### Exercise brief
Do not repeat pictures. Repeat exactly the lines of the listing below from its first line through the line with "import plotly.graph_objects as go".

::: Data to process

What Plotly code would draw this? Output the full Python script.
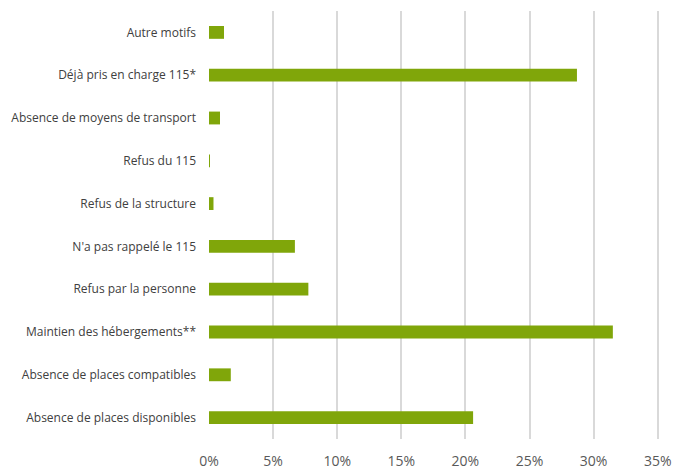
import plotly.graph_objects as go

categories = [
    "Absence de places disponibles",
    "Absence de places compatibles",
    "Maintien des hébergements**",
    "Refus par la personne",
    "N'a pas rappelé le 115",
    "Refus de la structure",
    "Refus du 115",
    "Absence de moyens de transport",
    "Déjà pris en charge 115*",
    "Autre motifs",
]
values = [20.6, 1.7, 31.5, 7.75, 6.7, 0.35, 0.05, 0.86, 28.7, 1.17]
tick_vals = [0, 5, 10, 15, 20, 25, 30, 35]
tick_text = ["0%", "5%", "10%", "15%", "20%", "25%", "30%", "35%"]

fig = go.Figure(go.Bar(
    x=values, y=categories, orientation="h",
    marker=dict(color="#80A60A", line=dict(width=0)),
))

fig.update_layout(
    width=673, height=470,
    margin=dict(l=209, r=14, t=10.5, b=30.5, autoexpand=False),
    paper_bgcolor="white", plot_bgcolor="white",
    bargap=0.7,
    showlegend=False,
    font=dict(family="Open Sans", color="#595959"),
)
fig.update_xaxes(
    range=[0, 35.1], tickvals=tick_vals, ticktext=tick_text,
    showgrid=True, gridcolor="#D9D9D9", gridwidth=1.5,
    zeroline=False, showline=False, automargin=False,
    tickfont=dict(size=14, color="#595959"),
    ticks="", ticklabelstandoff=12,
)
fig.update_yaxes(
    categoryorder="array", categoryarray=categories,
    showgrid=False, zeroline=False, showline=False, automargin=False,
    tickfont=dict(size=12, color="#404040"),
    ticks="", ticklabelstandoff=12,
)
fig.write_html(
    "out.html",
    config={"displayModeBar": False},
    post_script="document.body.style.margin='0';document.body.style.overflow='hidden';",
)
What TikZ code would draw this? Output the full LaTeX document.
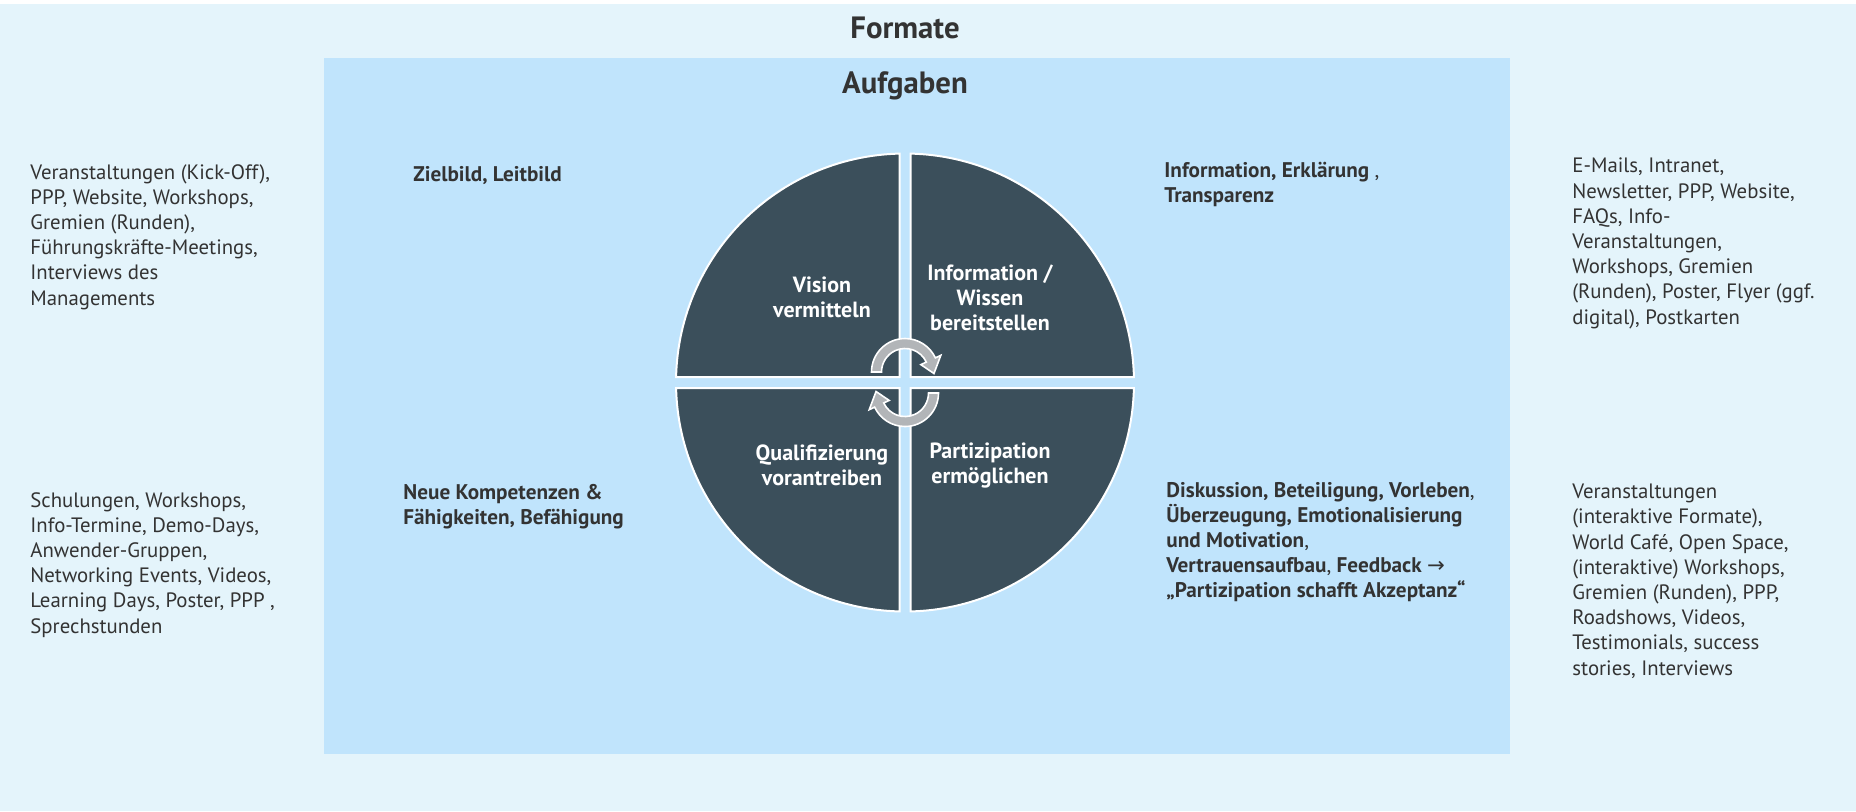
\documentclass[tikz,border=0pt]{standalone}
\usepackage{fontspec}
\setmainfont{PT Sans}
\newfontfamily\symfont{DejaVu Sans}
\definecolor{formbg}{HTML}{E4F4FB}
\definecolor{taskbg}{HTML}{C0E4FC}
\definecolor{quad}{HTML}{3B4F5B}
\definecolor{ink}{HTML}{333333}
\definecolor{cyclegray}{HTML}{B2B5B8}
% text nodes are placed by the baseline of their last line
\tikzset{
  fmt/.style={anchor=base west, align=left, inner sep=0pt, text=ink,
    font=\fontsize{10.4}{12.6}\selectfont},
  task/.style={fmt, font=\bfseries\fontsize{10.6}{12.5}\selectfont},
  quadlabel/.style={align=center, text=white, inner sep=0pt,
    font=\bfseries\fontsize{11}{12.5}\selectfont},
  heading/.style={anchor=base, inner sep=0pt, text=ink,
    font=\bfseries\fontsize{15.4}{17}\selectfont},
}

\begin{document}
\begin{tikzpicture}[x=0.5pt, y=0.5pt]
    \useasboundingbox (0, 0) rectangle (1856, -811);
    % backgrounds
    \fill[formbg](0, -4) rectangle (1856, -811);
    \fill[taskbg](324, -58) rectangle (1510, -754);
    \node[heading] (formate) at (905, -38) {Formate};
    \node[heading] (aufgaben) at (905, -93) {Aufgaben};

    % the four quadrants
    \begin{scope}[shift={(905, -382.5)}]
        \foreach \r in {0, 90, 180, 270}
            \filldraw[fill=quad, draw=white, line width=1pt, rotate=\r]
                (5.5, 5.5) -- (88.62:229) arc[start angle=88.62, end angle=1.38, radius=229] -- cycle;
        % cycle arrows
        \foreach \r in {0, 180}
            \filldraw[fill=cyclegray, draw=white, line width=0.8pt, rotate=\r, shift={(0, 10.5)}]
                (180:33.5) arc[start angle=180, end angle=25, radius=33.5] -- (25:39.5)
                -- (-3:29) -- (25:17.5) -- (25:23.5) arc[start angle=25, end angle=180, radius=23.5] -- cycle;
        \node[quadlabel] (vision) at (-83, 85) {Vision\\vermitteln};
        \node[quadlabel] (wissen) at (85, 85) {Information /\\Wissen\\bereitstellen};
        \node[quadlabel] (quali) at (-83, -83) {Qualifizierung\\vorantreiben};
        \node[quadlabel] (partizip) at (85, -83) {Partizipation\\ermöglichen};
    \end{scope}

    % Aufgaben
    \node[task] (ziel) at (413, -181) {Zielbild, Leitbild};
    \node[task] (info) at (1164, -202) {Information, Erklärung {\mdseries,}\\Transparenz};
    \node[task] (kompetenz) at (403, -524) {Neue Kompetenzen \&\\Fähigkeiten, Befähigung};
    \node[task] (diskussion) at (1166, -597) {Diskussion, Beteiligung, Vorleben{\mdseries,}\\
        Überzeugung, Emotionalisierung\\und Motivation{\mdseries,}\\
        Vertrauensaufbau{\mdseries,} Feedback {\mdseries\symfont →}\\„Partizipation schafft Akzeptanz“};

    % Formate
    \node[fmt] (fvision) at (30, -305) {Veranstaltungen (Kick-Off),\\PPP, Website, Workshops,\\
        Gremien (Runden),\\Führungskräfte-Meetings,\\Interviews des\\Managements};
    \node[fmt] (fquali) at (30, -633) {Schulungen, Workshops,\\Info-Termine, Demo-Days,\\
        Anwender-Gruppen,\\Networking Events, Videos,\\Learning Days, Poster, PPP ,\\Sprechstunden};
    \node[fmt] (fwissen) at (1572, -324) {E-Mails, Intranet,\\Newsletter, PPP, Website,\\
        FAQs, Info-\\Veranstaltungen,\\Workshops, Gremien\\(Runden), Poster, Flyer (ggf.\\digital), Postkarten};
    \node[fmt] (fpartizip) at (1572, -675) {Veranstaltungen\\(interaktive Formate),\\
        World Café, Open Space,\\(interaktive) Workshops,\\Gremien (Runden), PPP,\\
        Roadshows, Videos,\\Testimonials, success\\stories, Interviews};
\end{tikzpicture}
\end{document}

::::::

### Output below
What Plotly code would draw this? Output the full Python script.
import plotly.graph_objects as go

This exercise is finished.